At many large events, or at those where different groups (e.g., military, buckskinners, tipi camp, etc.) each have their assigned area within a camp, you're likely to find a system of governors. Each governor is responsible for a portion of the camp, to again insure that things run smoothly. Since governors have only achieved the status of semi-divinity, they are still answerable to the booshway.

Dog soldiers.
These folks are the ones you see walking through camp, usually wearing some kind of red sash. They're the troops on the line, directly responsible for rules enforcement and order. Usually, a good event put on by an active club will have "Dogs" on patrol twenty four hours a day. Dog soldiers are answerable to a Head Dog Soldier, who in turns answers to the booshway.

It's late and you've turned in for the night. You're reasonably sure that you've banked your fire right; it'll burn through enough of the night so that there'll be hot coals to start a breakfast fire. But you wonder: is it safe to leave an unattended fire burn 'til dawn? Don't worry, your fire's not completely unattended. That's what the Mighty Insomniacs who volunteer for firewatch are doing. They're wondering through the night, making sure everyone's fire won't get out of hand.

Trade committee.
These are the folks with a rotten job. It's up to the members of the Trade Committee to judge whether the goods on the blankets or Trader's Row tents are within the parameters of the event, and to let offenders know to pull them out of stock.

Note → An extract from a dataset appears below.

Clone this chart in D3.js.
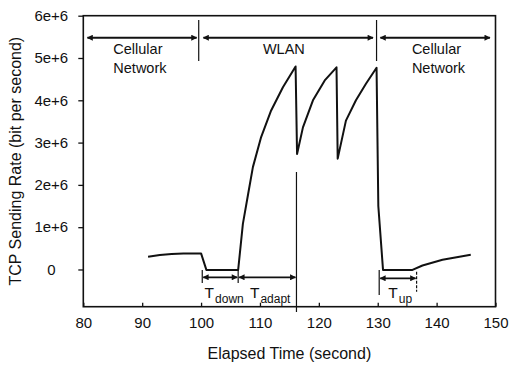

While the job is unenviable, it is also crucial, as it insures a quality doin's.

Range officers.
These are the squint-eyed, unarmed fellows you see at the shoot. They're there not only to score the shooters, but also to insure that everyone's handling their firearms safely. If you plan to shoot, treat 'em almost respectfully; their judgements on the range are final.

If I've done anything at all with this article, I hope that I've opened your eyes just a bit. In order to make an event run smoothly, you have to have a bunch of people willing to give a bunch of effort, and at times, take a bunch of abuse. Remember that no one's paying the guy who took the 2 to 4 AM firewatch to do it. As far as the lady on the Trade Committee goes, I don't think that you could pay her enough for the bellering she took when she told a trader that he couldn't sell his neon-dyed feathers.

Remember that the Golden Rule applies in you attitude towards the appointed officials. I can guarantee you that the further you get involved in this way of life, the sooner someone's gonna do unto you.